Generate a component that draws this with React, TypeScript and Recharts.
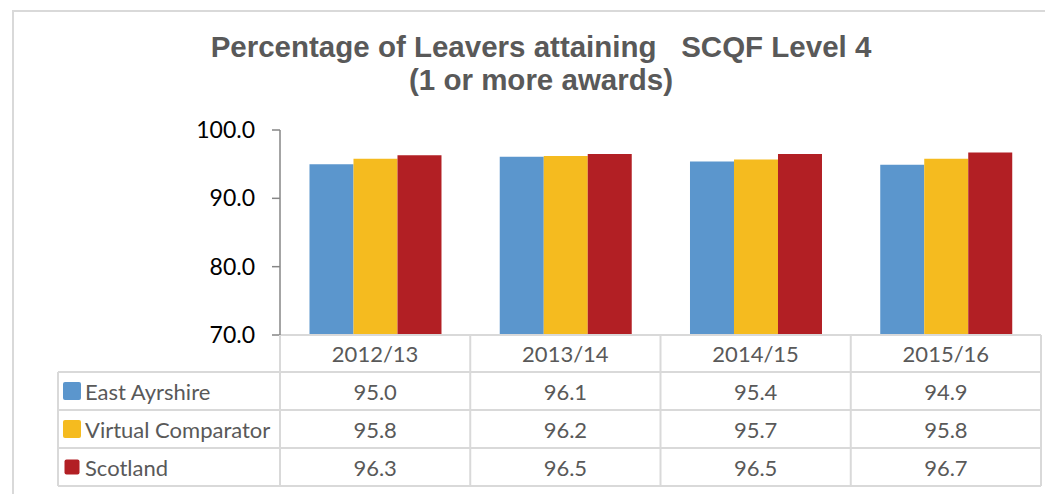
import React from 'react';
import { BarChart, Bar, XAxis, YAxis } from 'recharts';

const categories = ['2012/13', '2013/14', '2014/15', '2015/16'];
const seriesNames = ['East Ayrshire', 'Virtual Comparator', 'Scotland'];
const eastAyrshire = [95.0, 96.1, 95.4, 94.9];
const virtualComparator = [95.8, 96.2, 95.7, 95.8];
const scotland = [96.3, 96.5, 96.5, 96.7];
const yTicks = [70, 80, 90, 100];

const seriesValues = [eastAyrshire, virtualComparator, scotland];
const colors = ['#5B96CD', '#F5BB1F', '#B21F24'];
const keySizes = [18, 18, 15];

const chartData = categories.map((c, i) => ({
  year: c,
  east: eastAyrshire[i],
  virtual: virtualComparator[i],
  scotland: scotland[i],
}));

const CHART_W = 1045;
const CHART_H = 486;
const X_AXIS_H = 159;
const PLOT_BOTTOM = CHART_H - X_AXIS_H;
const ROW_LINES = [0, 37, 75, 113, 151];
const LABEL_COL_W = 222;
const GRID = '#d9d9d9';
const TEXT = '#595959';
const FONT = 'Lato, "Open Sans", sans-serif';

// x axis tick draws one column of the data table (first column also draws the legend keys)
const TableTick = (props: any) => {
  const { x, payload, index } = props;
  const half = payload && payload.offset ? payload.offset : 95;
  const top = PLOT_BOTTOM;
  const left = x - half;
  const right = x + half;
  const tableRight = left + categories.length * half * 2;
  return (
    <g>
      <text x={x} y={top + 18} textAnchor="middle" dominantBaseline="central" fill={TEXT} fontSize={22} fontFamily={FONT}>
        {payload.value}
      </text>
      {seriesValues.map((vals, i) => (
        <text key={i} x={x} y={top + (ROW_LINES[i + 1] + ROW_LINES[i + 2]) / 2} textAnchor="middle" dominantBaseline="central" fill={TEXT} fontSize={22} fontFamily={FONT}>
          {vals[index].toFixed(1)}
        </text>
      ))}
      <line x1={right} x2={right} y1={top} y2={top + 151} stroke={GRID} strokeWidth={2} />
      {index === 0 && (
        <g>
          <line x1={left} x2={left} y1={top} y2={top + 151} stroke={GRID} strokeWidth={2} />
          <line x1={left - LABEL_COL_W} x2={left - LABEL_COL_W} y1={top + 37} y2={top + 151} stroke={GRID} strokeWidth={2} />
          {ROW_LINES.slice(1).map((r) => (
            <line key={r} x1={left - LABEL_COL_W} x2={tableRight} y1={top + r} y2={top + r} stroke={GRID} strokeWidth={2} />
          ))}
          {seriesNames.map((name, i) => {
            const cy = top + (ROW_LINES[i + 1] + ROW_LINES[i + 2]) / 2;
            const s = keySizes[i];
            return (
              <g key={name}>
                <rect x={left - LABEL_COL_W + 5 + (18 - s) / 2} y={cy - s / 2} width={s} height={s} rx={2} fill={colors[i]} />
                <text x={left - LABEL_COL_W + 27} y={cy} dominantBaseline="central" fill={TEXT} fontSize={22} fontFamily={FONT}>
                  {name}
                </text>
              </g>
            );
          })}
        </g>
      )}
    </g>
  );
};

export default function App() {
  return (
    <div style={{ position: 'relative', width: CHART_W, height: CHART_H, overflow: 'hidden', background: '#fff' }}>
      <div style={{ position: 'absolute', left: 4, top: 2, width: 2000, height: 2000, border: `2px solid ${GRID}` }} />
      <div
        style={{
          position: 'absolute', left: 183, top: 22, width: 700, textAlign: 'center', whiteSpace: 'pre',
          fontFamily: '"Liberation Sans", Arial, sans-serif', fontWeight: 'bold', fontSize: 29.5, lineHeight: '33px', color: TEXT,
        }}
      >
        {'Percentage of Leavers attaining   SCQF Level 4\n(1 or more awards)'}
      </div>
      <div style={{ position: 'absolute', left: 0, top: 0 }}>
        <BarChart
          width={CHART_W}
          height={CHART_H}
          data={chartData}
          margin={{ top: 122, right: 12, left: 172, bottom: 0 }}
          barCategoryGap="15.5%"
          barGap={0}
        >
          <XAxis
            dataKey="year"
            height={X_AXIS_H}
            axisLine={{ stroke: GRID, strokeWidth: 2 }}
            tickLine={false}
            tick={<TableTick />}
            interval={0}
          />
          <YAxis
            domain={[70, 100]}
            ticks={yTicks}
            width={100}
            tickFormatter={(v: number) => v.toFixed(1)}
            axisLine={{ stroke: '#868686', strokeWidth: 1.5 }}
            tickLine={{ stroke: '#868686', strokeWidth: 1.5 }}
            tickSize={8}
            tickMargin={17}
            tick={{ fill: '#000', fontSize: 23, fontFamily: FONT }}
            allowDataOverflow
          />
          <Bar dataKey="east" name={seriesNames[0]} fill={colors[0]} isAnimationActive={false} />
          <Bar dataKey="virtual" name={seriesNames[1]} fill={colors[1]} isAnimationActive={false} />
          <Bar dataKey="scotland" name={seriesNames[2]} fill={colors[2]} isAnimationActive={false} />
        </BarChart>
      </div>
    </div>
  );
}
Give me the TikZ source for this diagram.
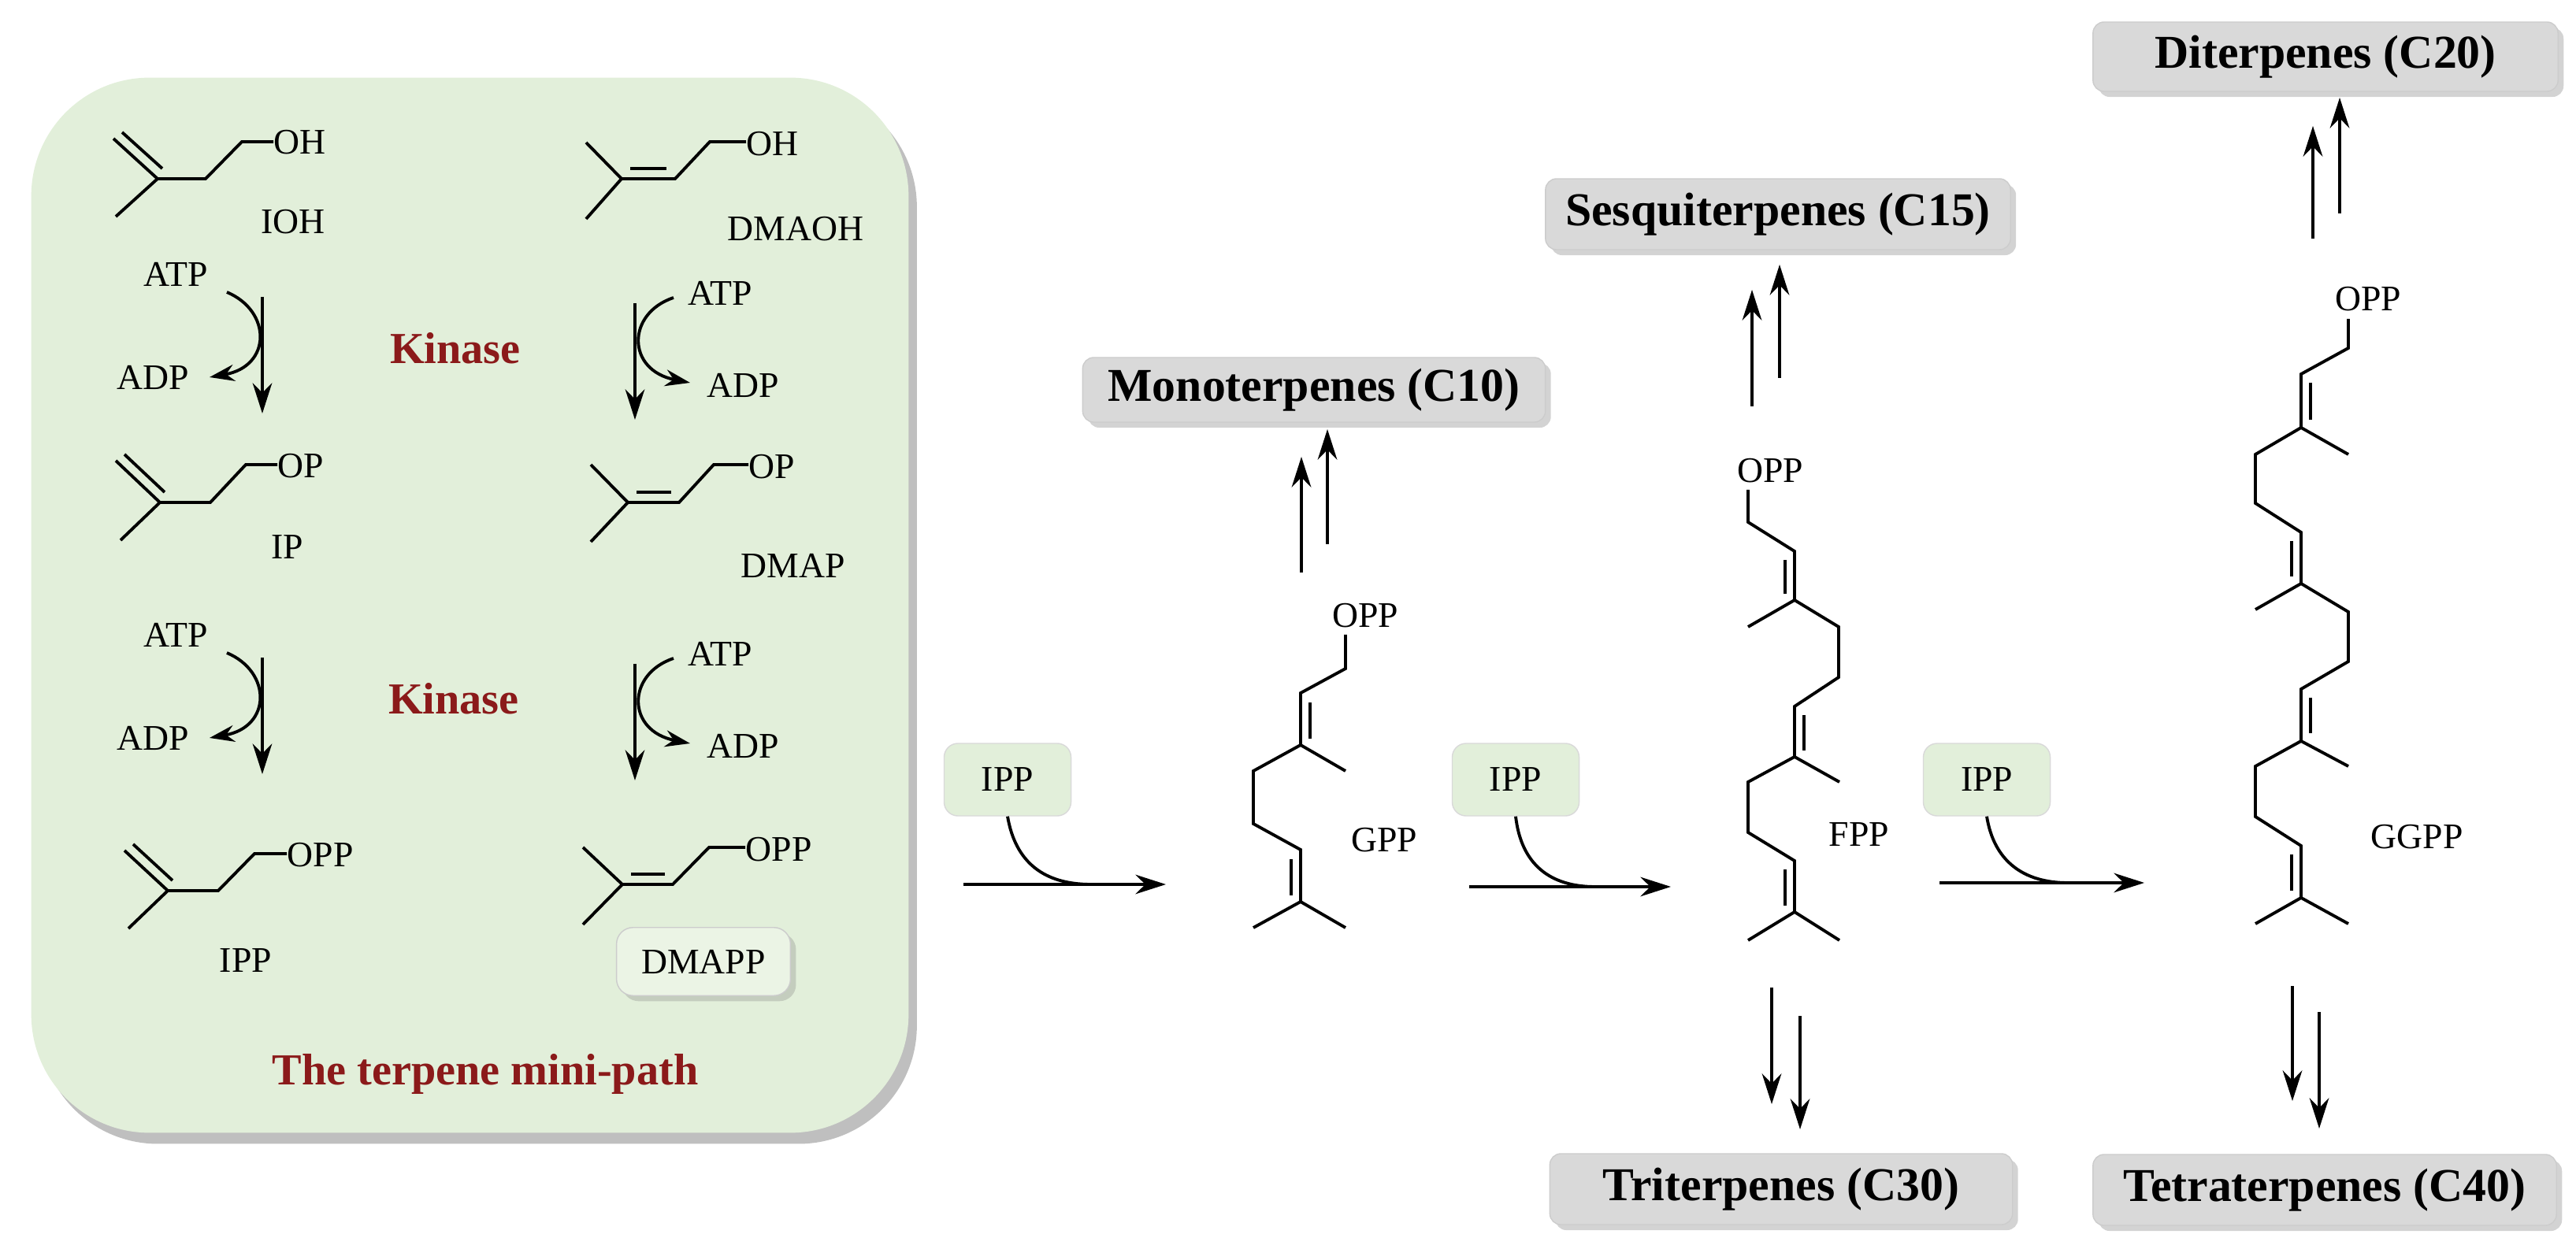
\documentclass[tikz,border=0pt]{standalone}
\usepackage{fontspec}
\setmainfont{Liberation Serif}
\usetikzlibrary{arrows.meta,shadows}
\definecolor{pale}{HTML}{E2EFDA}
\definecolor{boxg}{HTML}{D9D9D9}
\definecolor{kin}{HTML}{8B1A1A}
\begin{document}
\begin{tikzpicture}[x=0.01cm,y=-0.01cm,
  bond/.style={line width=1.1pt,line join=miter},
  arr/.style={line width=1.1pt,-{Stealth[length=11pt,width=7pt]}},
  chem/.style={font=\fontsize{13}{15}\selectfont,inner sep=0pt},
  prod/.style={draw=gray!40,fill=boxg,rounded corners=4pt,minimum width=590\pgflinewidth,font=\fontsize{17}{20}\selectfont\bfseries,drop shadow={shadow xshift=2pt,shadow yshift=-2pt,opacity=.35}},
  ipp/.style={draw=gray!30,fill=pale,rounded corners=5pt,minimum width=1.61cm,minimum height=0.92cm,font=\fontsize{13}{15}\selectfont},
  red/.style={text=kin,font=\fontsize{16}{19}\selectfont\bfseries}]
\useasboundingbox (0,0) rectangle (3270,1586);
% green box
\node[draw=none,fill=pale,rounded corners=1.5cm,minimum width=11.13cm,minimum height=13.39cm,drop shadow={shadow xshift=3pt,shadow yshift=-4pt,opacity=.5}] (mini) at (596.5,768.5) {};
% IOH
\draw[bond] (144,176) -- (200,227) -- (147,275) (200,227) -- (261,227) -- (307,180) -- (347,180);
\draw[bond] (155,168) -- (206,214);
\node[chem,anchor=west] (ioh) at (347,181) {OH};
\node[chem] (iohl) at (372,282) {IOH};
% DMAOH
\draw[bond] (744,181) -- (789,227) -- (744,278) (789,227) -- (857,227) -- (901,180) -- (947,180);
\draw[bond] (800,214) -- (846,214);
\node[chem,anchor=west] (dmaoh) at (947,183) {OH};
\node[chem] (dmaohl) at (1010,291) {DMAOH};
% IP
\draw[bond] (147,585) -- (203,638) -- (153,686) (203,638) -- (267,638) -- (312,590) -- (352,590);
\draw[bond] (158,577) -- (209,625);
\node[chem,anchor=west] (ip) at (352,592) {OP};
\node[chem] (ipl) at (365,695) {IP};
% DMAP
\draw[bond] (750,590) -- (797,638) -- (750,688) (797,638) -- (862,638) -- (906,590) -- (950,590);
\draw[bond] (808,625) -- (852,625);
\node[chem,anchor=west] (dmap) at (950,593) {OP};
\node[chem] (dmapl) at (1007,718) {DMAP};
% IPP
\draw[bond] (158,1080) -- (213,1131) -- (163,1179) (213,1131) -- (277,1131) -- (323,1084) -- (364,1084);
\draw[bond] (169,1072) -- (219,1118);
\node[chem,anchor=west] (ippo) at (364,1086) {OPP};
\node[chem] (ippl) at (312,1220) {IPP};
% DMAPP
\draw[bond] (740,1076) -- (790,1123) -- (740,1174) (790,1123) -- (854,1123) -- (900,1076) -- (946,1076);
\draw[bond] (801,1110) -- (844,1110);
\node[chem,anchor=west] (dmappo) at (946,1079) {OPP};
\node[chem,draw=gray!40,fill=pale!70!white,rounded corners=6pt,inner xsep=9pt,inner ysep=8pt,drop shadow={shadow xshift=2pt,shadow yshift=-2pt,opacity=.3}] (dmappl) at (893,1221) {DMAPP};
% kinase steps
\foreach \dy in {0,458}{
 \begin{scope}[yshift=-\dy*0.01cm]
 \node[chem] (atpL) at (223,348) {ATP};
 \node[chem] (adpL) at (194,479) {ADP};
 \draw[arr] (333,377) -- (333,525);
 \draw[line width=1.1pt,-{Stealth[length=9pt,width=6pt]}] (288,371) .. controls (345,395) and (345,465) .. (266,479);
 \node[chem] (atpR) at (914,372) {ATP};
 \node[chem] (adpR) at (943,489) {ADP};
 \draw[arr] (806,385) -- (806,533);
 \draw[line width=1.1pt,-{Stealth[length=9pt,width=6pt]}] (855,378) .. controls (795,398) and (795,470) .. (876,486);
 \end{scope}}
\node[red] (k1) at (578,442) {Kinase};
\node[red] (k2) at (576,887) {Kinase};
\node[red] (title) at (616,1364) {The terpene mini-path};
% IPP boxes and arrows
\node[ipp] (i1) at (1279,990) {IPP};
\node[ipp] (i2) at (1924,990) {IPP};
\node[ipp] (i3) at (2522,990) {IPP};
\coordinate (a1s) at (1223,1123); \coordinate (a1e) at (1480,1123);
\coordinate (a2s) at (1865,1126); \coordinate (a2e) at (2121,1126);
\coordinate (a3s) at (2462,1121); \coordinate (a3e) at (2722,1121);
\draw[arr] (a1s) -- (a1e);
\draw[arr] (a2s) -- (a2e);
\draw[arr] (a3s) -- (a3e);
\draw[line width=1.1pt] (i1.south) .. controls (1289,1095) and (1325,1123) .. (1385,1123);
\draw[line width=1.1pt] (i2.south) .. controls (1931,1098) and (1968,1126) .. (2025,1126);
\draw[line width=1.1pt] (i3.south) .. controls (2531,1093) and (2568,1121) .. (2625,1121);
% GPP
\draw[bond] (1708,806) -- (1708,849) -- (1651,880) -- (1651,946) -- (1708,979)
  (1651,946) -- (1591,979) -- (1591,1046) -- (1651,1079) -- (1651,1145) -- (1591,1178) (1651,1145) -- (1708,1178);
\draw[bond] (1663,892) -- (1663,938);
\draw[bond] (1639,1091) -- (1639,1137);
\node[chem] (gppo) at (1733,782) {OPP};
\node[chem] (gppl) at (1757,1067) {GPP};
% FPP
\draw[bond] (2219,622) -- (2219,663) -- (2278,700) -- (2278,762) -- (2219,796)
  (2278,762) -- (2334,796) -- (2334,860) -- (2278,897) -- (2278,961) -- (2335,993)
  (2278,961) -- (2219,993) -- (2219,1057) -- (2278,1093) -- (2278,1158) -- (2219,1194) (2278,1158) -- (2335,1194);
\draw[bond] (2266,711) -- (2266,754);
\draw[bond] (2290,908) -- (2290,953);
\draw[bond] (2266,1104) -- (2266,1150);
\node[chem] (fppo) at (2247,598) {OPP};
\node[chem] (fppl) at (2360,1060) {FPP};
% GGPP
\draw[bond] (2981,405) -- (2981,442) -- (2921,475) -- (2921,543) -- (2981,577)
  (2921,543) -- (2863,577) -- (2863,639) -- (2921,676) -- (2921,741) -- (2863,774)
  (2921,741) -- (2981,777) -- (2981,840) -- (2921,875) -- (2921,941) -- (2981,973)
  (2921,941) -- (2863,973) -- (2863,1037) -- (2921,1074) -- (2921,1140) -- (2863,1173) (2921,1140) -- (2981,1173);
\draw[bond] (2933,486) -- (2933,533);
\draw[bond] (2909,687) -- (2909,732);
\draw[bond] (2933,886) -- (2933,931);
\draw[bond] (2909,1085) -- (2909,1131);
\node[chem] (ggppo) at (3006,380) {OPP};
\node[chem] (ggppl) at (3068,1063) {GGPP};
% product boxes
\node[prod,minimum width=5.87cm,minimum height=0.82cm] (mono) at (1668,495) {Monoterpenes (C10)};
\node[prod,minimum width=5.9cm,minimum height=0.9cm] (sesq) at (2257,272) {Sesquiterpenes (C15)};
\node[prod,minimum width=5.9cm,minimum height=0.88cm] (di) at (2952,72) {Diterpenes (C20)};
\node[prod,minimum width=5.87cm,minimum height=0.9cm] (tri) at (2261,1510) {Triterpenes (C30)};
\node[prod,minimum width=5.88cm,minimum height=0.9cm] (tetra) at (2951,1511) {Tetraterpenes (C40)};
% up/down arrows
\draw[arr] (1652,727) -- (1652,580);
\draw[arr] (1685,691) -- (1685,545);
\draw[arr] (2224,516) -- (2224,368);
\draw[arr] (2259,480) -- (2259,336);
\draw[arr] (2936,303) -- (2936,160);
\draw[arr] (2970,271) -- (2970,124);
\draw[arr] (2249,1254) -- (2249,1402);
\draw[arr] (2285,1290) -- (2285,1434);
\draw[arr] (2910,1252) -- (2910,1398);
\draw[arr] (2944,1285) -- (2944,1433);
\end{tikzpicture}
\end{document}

※ ※ ※

Objective:
Output exactly the span of lines from the top of the listing through the line holding "Bar, XAxis, YAxis", and leave every picture out.

Final answer:
Generate a component that draws this with React, TypeScript and Recharts.
import React from 'react';
import { BarChart, Bar, XAxis, YAxis } from 'recharts';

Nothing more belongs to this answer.